Shear appealed to the Court of Appeals, which ruled in his favor, overturning the lower court’s ruling.

Finally, the county took the case to the state Supreme Court, which ruled in the county’s favor, saying Shear should not be grandfathered into the new zoning rules and would need to relocate his business to another area.

“It wasn’t me that picked this,” Shear said in response to Friends of Bass Lake and other groups asking why he’s moving to the Enumclaw area. “It was King County that picked this. We were perfectly happy in the AG (agricultural zone)” BRC was operating in at the Auburn location.

Throughout this court process, Sear said he was working with King County to find a new site that was zoned properly for a materials processing facilities and had all the other county code requirements necessary, which led to his 2016 purchase of the parcels of land being proposed to house Enumclaw Recycle.

After the Supreme Court ruling and beginning to work with King County on a new site, BRC was sued by the Seattle-based Waste Action Project in July 2013 for violating the federal Clean Water Act for unpermitted wastewater discharge.

In October 2015, both BRC and Waste Action Project “verbally notified the court that the case had been resolved and that they would be filing a consent decree for court approval.”

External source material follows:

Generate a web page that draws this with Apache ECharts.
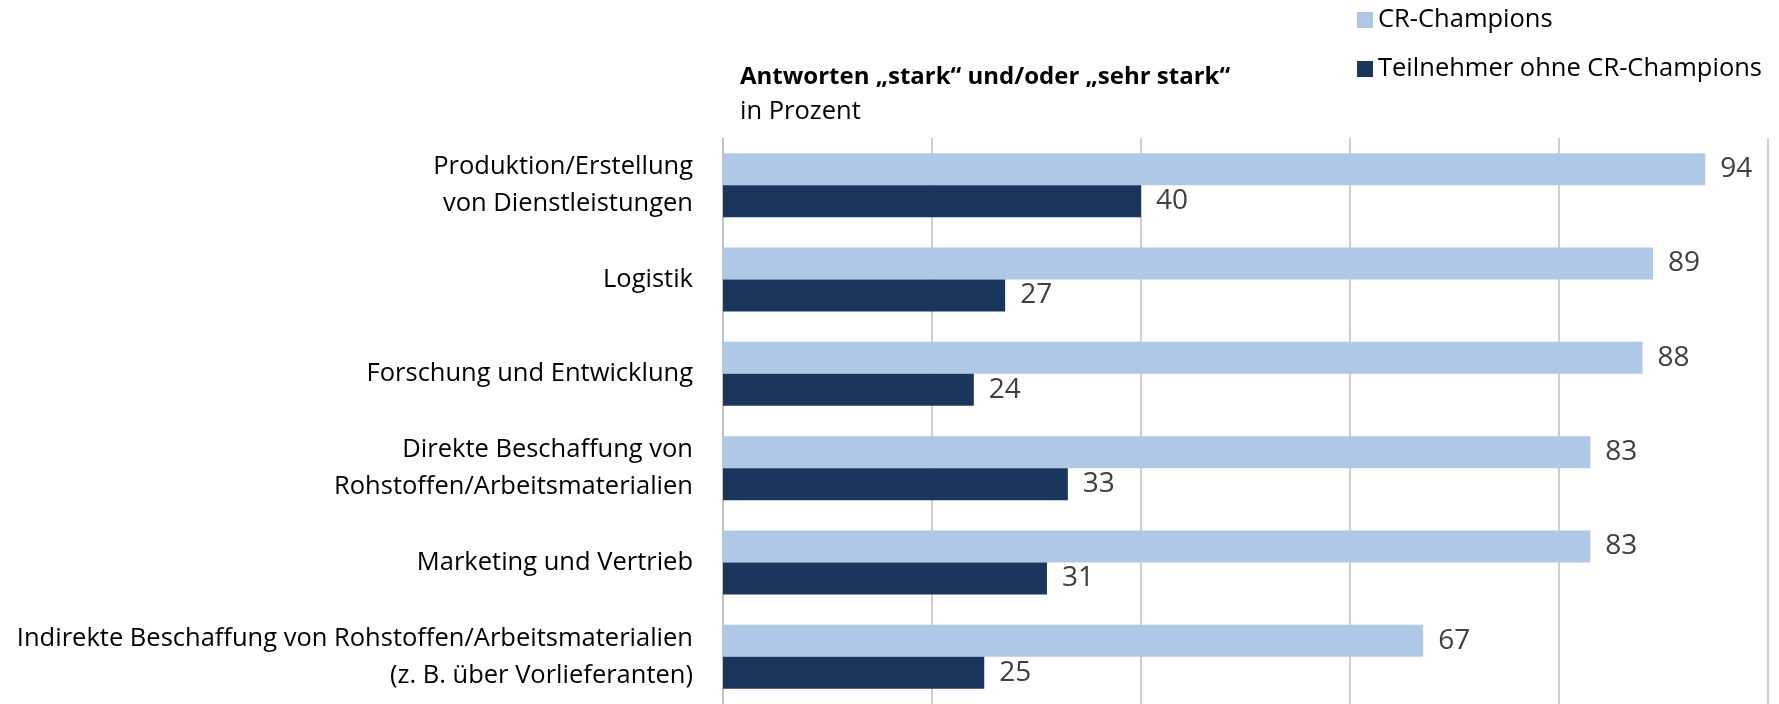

However, the King County Superior Court noted BRC seemed to delay in signing the supposedly agreed-upon consent decree, earning the court’s ire.

“Defendants Buckley Recycle Center… have apparently now attempted to renegotiate terms already agreed upon during mediation reflects a bad faith effort to further delay these proceedings,” the court wrote in an Oct. 5, 2015 order. “This conduct has necessitated court intervention, wasting everyone’s time and resources for a matter that was purportedly settled six months ago.”

BRC continued to push against the Clean Water Act lawsuit, eventually appealing to the U.S. Court of Appeals for the Ninth Circuit in January 2017 before eventually signing the consent agreement that March, ending the legal fight.

Signing the consent agreement was not an admission of fault. Instead, it stipulated a timeline for the removal of BRC’s equipment while Shear worked with King County for the permits necessary for the new Enumclaw site, but did not cause his move to Enumclaw, since the state Supreme Court necessitated his move out of the Auburn area four years earlier, Shear said.

Shear added the Waste Action Project lawsuit was just one in a pattern of lawsuits around the state the citizen group uses as a way to get money, not to protect the environment.

“They are a group that goes around, basically sues companies, get money from them, and move on to the next guy,” Shear said. “Nobody has taken them all the way to the end of the process, they just pay them to go away. And that’s what we did.”

BRC ended up owing more than $190,000 in litigation fees to Waste Action Project, another condition of the consent decree.

King County’s permitting department is aware of Shear’s business history, Dehkordi said, but, “the department is obligated to accept any permit application for review if the proposal is allowed in the zone by any one. Through the review process, we ensure that the proposal is designed to comply with all applicable standards and all potential impacts are mitigated for.”

Dehkordi added Shear’s history, “will add to our effort to make sure (if the permit is approved) that adequate measures are developed as conditions of the permit and that Mr. Shear is accountable for any violation of the permit conditions.”

The county’s SEPA determination can be appealed.

CORRECTION: In the print version of this article, it was inaccurately reported Scott Carpenter was president of Friends of Bass Lake. Carpenter is the president of a Friends of Bass Lake group in Minneapolis, Minnesota, not Enumclaw, Washington. This article has been updated.